◆ **RECORDS TO USE**
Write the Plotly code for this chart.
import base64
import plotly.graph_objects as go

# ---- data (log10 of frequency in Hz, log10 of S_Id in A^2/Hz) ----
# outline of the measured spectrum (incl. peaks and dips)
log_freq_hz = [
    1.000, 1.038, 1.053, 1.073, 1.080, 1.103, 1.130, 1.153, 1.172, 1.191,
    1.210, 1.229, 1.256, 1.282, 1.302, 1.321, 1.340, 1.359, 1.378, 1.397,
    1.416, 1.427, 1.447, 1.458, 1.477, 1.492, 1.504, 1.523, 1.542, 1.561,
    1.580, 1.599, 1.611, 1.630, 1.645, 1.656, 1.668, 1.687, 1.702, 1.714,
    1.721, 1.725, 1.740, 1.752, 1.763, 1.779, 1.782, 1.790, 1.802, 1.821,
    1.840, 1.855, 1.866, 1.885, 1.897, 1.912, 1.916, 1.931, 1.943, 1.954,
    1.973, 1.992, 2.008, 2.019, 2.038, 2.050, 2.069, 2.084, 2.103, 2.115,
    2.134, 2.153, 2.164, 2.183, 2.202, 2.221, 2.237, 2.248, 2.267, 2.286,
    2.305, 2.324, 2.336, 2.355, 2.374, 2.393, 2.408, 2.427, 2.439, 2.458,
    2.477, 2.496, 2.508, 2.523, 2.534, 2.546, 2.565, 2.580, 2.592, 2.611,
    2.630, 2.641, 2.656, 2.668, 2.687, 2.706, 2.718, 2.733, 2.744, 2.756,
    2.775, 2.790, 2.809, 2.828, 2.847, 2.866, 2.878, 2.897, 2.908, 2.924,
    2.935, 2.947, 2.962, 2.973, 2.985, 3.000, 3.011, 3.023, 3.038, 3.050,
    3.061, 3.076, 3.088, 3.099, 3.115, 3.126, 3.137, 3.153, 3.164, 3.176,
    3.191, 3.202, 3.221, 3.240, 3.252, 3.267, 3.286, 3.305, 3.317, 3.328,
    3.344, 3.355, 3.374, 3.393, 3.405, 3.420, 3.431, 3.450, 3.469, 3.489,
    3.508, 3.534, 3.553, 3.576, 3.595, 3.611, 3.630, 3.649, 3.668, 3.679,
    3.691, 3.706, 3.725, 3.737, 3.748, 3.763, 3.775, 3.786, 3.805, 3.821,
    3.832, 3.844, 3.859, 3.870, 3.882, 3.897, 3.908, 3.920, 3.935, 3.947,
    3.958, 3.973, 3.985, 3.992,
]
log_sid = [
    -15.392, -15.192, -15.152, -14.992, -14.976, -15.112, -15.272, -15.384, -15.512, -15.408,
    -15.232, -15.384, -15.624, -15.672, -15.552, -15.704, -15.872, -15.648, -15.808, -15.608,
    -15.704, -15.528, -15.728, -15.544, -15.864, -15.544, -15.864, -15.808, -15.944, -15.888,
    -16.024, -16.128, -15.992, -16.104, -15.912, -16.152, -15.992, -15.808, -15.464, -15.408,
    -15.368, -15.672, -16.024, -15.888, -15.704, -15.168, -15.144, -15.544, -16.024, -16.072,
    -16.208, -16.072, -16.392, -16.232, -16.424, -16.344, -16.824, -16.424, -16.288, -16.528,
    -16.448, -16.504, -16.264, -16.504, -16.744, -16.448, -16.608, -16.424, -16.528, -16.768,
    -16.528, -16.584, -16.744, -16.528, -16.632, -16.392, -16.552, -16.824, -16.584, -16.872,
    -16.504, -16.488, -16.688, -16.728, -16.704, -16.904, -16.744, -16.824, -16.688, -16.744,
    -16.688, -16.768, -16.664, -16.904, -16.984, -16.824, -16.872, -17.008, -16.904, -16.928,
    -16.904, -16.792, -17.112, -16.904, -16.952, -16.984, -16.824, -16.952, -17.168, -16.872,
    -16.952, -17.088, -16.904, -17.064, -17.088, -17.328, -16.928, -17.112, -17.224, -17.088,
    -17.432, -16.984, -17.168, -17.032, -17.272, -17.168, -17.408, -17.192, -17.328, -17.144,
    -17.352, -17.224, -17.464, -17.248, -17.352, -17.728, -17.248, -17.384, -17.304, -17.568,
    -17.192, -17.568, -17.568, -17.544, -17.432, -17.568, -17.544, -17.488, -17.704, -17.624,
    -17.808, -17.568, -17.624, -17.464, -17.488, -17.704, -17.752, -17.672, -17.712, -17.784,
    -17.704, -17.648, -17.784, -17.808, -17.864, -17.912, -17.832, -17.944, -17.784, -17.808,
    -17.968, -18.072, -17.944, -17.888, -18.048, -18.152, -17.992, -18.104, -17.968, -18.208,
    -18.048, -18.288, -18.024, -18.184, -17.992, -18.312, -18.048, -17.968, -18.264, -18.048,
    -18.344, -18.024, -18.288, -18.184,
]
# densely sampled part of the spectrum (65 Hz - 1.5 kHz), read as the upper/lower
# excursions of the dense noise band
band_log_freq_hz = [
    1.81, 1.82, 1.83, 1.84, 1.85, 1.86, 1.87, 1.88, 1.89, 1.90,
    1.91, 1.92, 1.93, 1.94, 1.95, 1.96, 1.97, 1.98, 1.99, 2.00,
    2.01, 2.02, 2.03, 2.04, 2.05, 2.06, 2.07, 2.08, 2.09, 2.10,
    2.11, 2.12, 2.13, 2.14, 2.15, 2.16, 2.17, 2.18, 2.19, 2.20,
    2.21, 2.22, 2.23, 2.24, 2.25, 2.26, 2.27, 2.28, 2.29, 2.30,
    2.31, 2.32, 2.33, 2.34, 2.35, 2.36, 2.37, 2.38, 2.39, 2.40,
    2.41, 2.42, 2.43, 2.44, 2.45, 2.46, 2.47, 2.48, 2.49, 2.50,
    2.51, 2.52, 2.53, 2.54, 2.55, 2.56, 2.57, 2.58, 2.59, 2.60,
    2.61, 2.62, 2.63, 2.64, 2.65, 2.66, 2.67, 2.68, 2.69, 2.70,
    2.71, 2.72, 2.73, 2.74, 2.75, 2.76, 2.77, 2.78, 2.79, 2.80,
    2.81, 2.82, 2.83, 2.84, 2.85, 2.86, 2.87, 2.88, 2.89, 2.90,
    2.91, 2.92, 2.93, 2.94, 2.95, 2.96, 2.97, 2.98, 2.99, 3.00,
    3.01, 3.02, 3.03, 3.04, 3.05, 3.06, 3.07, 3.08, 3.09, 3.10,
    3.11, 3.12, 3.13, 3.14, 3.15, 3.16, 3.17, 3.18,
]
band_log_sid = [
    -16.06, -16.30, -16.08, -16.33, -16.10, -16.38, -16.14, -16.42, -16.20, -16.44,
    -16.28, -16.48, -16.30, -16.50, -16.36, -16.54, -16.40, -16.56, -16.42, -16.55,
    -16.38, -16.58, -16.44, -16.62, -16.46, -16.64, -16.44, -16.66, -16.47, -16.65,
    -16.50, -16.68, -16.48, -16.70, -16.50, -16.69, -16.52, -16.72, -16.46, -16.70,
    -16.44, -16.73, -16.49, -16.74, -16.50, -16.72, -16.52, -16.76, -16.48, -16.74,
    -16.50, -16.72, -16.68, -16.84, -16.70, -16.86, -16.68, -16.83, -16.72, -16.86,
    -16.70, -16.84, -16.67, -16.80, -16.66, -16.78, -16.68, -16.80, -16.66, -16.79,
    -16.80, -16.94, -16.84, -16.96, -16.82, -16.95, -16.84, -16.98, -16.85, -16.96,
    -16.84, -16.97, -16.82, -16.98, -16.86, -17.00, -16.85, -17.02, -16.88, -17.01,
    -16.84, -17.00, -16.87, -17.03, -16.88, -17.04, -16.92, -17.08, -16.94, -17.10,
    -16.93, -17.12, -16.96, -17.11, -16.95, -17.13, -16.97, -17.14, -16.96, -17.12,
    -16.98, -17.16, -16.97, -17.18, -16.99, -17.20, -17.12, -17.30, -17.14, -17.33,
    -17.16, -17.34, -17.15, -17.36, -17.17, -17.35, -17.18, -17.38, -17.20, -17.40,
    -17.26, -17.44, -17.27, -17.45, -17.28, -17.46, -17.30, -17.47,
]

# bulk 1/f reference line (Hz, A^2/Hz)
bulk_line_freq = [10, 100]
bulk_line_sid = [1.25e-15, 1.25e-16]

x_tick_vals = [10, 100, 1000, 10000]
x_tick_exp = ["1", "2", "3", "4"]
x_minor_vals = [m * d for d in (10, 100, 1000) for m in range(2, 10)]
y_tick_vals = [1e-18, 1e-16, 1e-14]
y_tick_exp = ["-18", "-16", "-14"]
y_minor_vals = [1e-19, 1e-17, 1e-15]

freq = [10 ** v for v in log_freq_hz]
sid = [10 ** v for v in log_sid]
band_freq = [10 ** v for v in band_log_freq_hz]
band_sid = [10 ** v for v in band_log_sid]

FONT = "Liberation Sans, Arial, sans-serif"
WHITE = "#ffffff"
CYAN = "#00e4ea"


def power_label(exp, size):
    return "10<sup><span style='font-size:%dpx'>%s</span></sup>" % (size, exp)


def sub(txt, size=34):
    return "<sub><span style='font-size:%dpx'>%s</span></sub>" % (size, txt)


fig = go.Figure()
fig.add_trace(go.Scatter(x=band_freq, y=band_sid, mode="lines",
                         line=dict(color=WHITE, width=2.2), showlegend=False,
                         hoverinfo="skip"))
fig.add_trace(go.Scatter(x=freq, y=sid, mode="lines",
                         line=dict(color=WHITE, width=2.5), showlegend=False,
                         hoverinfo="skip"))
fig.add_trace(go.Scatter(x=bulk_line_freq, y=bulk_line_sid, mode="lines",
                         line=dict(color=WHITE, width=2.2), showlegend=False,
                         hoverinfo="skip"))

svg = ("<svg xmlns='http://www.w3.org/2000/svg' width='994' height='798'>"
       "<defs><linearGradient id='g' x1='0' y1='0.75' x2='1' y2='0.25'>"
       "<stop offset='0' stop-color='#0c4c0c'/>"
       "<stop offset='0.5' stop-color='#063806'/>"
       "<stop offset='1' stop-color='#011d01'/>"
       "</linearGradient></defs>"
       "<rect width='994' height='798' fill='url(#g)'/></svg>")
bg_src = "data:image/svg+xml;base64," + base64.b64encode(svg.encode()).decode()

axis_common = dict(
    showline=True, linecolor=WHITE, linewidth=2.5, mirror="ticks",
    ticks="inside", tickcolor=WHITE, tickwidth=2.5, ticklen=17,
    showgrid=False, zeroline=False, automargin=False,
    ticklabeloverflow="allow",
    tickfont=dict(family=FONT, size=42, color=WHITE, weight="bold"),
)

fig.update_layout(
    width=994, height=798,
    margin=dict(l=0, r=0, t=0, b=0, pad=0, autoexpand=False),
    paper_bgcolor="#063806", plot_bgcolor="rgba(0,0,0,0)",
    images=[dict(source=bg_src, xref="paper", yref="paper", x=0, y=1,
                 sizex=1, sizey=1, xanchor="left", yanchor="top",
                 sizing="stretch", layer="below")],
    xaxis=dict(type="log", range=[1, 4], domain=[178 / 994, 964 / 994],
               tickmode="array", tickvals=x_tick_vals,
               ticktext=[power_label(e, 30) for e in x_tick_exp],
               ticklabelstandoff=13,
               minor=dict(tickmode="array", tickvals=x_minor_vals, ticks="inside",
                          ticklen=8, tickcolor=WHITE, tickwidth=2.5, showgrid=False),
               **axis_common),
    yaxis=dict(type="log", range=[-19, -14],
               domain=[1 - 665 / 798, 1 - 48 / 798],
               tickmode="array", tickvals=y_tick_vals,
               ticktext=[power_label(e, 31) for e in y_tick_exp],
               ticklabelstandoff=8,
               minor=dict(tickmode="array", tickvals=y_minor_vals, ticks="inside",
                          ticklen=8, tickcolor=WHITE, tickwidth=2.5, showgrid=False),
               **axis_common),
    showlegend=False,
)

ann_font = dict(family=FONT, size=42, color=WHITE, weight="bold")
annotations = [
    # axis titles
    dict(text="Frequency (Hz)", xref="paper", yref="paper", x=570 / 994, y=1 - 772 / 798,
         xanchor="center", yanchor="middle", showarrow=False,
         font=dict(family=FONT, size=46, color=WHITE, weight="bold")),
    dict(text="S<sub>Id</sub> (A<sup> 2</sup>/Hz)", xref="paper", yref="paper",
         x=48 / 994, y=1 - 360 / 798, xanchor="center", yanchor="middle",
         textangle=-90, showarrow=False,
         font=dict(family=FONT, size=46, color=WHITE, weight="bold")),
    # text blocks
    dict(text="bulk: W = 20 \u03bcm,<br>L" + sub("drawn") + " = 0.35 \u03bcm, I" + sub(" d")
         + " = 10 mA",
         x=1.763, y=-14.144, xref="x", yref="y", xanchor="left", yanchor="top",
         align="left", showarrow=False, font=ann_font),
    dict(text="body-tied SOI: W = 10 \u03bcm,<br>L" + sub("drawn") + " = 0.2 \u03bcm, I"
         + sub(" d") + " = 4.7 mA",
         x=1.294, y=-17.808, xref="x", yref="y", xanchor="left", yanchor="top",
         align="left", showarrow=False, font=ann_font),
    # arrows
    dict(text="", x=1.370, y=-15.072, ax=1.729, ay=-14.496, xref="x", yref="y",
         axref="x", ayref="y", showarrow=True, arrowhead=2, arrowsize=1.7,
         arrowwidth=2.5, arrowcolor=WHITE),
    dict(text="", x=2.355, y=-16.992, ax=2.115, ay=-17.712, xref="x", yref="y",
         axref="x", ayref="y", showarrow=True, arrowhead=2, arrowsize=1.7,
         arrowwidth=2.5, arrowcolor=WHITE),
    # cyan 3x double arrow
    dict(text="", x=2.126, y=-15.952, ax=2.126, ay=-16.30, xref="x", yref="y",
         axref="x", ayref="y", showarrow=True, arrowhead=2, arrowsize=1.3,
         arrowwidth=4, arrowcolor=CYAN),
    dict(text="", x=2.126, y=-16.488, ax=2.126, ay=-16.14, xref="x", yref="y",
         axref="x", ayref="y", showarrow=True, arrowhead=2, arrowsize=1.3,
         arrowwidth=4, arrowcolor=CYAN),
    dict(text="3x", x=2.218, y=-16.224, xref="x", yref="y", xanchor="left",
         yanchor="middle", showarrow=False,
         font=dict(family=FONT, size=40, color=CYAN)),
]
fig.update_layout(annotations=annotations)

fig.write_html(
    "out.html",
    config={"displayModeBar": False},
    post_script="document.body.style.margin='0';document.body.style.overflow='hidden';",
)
==
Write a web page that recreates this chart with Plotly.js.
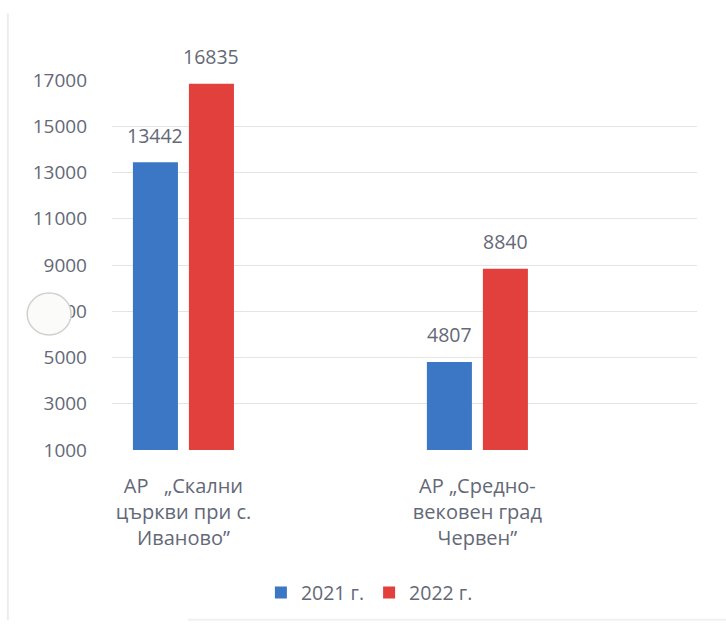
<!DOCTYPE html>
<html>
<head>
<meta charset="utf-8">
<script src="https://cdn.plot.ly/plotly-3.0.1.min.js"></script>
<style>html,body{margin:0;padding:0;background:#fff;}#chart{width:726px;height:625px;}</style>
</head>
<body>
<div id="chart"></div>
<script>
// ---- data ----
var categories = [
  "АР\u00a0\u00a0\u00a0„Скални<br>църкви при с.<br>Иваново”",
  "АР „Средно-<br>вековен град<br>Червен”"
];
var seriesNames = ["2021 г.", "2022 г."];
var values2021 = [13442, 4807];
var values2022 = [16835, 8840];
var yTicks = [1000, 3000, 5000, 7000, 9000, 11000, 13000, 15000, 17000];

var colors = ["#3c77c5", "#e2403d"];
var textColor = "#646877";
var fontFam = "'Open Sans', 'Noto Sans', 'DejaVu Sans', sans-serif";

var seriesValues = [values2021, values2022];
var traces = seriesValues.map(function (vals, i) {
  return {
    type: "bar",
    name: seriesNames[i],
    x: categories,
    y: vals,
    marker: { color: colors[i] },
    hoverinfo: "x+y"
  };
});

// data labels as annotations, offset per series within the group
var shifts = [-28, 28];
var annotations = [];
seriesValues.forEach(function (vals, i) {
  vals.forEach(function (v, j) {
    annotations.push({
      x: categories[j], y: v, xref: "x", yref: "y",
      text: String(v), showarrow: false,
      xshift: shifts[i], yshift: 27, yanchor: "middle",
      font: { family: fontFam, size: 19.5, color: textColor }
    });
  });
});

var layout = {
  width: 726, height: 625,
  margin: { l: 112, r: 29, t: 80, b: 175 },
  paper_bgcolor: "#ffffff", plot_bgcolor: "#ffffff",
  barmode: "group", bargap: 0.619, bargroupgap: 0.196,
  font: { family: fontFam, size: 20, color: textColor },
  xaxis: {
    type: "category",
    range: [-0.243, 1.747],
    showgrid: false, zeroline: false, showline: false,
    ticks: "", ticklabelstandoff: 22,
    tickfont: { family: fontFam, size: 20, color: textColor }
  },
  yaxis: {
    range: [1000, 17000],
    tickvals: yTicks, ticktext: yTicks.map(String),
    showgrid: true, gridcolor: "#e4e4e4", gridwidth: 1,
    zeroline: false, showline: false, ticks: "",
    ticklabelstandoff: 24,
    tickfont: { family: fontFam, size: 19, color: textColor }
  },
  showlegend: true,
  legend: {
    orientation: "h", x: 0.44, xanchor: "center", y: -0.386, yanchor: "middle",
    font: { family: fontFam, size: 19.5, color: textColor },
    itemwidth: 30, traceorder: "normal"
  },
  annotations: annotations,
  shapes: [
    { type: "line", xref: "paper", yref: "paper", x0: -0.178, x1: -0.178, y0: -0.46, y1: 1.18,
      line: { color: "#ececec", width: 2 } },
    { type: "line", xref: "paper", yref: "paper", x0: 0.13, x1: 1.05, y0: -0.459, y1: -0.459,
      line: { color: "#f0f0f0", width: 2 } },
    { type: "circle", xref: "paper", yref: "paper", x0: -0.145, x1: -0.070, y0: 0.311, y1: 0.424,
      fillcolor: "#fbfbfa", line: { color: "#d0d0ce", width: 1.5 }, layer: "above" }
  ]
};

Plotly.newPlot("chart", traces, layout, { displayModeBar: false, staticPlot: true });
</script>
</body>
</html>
==
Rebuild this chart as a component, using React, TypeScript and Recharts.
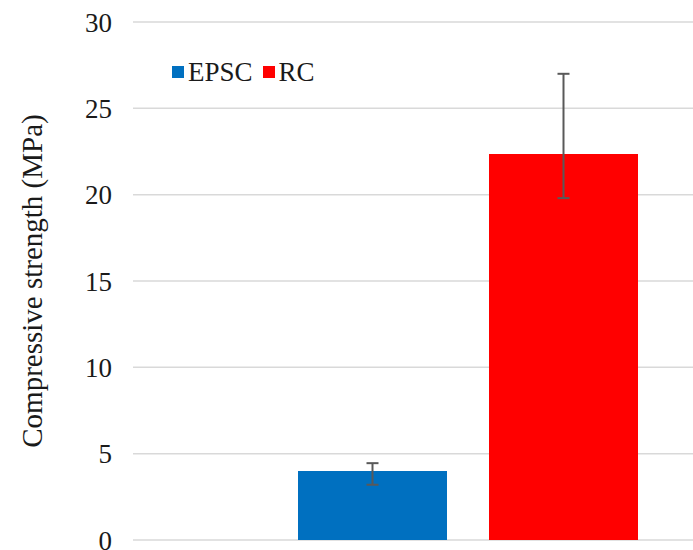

◆ **YOUR OBJECTIVE**
Within the listing above, give again exactly every line from the line with "Write the Plotly code for this chart." through the line with "import plotly.graph_objects as go", both included, and no other line.

◆ **SOLUTION FOR THIS EXERCISE**
Write the Plotly code for this chart.
import base64
import plotly.graph_objects as go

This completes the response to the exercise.